*Given task*. Leave the pictures out and quote every line from the start of the listing to the line with "19, fontFamily: 'Arial, Liberation", inclusive.

*Dataset excerpt*.

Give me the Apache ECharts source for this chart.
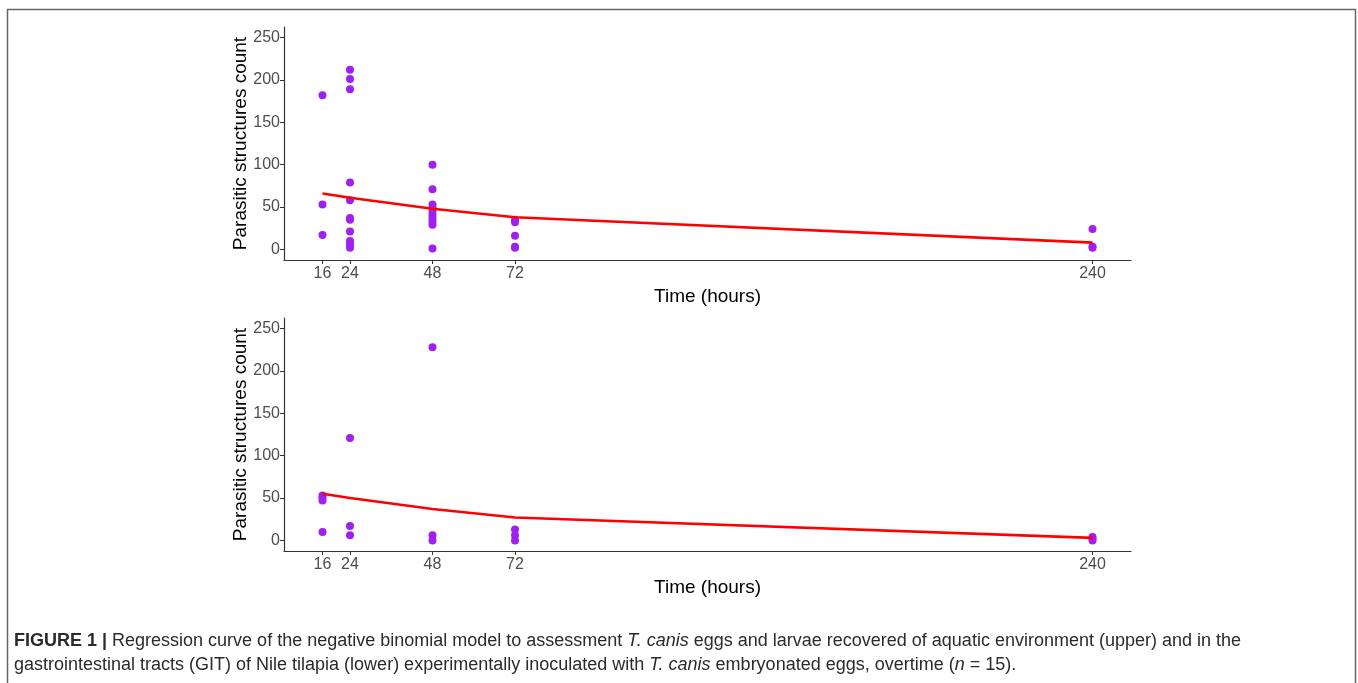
<!DOCTYPE html>
<html>
<head>
<meta charset="utf-8">
<script src="https://cdn.jsdelivr.net/npm/echarts@6/dist/echarts.min.js"></script>
<style>
  html, body { margin: 0; padding: 0; background: #fff; }
  #chart { width: 1358px; height: 683px; }
</style>
</head>
<body>
<div id="chart"></div>
<script>
// sampling times (hours) and tick labels
const hours = [16, 24, 48, 72, 240];
const countTicks = [0, 50, 100, 150, 200, 250];

// upper panel: aquatic environment
const upperObs = [
  [16, 182], [16, 53], [16, 17],
  [24, 212], [24, 201], [24, 189], [24, 79], [24, 58], [24, 37], [24, 35], [24, 21], [24, 10], [24, 6], [24, 2],
  [48, 100], [48, 71], [48, 53], [48, 49], [48, 45], [48, 41], [48, 37], [48, 33], [48, 29], [48, 1],
  [72, 35], [72, 32], [72, 16], [72, 3], [72, 2],
  [240, 24], [240, 3], [240, 2]
];
const upperFit = [66, 61, 48, 38, 8];

// lower panel: GIT of Nile tilapia
const lowerObs = [
  [16, 53], [16, 50], [16, 47], [16, 10],
  [24, 121], [24, 17], [24, 6],
  [48, 228], [48, 6], [48, 0],
  [72, 13], [72, 6], [72, 0],
  [240, 4], [240, 2], [240, 0]
];
const lowerFit = [55, 50, 37, 27, 3];

const chart = echarts.init(document.getElementById('chart'));

const axisColor = '#333';
const labelStyle = { color: '#4d4d4d', fontSize: 16, fontFamily: 'Arial, Liberation Sans, sans-serif' };
const nameStyle = { color: '#000', fontSize: 19, fontFamily: 'Arial, Liberation Sans, sans-serif' };

function xAxisFor(gridIndex) {
  return {
    type: 'value', gridIndex: gridIndex, min: 4.8, max: 251.2,
    name: 'Time (hours)', nameLocation: 'middle', nameGap: 27, nameTextStyle: nameStyle,
    axisLine: { onZero: false, lineStyle: { color: axisColor, width: 1.2 } },
    axisTick: { show: true, length: 4, customValues: hours, lineStyle: { color: axisColor } },
    axisLabel: Object.assign({ customValues: hours, margin: 6 }, labelStyle),
    splitLine: { show: false }
  };
}
function yAxisFor(gridIndex) {
  return {
    type: 'value', gridIndex: gridIndex, min: -12.5, max: 262.5,
    name: 'Parasitic structures count', nameLocation: 'middle', nameGap: 34,
    nameMoveOverlap: false, nameTextStyle: nameStyle,
    axisLine: { show: true, onZero: false, lineStyle: { color: axisColor, width: 1.2 } },
    axisTick: { show: true, length: 4, customValues: countTicks, lineStyle: { color: axisColor } },
    axisLabel: Object.assign({ customValues: countTicks, margin: 4 }, labelStyle),
    splitLine: { show: false }
  };
}

const pts = (xi) => ({ type: 'scatter', xAxisIndex: xi, yAxisIndex: xi, symbolSize: 8, itemStyle: { color: '#A020F0', opacity: 1 }, z: 3 });
const fit = (xi, vals) => ({
  type: 'line', xAxisIndex: xi, yAxisIndex: xi, showSymbol: false, smooth: false,
  lineStyle: { color: '#FF0000', width: 2.6 }, z: 4,
  data: hours.map((h, i) => [h, vals[i]])
});

const captionFont = 'Arial, "Liberation Sans", sans-serif';

chart.setOption({
  animation: false,
  backgroundColor: '#fff',
  grid: [
    { left: 284, right: 227, top: 27, height: 233 },
    { left: 284, right: 227, top: 318, height: 233 }
  ],
  xAxis: [xAxisFor(0), xAxisFor(1)],
  yAxis: [yAxisFor(0), yAxisFor(1)],
  series: [
    Object.assign(pts(0), { data: upperObs }),
    fit(0, upperFit),
    Object.assign(pts(1), { data: lowerObs }),
    fit(1, lowerFit)
  ],
  graphic: [
    {
      type: 'rect', silent: true,
      shape: { x: 7.5, y: 9.5, width: 1348, height: 690 },
      style: { fill: 'none', stroke: '#666', lineWidth: 1.5 }
    },
    {
      type: 'text', left: 14, top: 629,
      style: {
        text: '{b|FIGURE 1 |} {n|Regression curve of the negative binomial model to assessment }{i|T. canis}{n| eggs and larvae recovered of aquatic environment (upper) and in the}\n' +
              '{n|gastrointestinal tracts (GIT) of Nile tilapia (lower) experimentally inoculated with }{i|T. canis}{n| embryonated eggs, overtime (}{i|n}{n| = 15).}',
        fill: '#2b2b2b',
        font: '18px ' + captionFont,
        lineHeight: 24,
        rich: {
          b: { fontWeight: 'bold', fontSize: 18, fontFamily: captionFont, fill: '#2b2b2b', lineHeight: 24 },
          n: { fontSize: 18, fontFamily: captionFont, fill: '#2b2b2b', lineHeight: 24 },
          i: { fontStyle: 'italic', fontSize: 18, fontFamily: captionFont, fill: '#2b2b2b', lineHeight: 24 }
        }
      }
    }
  ]
});
</script>
</body>
</html>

*Response to the task*.
Give me the Apache ECharts source for this chart.
<!DOCTYPE html>
<html>
<head>
<meta charset="utf-8">
<script src="https://cdn.jsdelivr.net/npm/echarts@6/dist/echarts.min.js"></script>
<style>
  html, body { margin: 0; padding: 0; background: #fff; }
  #chart { width: 1358px; height: 683px; }
</style>
</head>
<body>
<div id="chart"></div>
<script>
// sampling times (hours) and tick labels
const hours = [16, 24, 48, 72, 240];
const countTicks = [0, 50, 100, 150, 200, 250];

// upper panel: aquatic environment
const upperObs = [
  [16, 182], [16, 53], [16, 17],
  [24, 212], [24, 201], [24, 189], [24, 79], [24, 58], [24, 37], [24, 35], [24, 21], [24, 10], [24, 6], [24, 2],
  [48, 100], [48, 71], [48, 53], [48, 49], [48, 45], [48, 41], [48, 37], [48, 33], [48, 29], [48, 1],
  [72, 35], [72, 32], [72, 16], [72, 3], [72, 2],
  [240, 24], [240, 3], [240, 2]
];
const upperFit = [66, 61, 48, 38, 8];

// lower panel: GIT of Nile tilapia
const lowerObs = [
  [16, 53], [16, 50], [16, 47], [16, 10],
  [24, 121], [24, 17], [24, 6],
  [48, 228], [48, 6], [48, 0],
  [72, 13], [72, 6], [72, 0],
  [240, 4], [240, 2], [240, 0]
];
const lowerFit = [55, 50, 37, 27, 3];

const chart = echarts.init(document.getElementById('chart'));

const axisColor = '#333';
const labelStyle = { color: '#4d4d4d', fontSize: 16, fontFamily: 'Arial, Liberation Sans, sans-serif' };
const nameStyle = { color: '#000', fontSize: 19, fontFamily: 'Arial, Liberation Sans, sans-serif' };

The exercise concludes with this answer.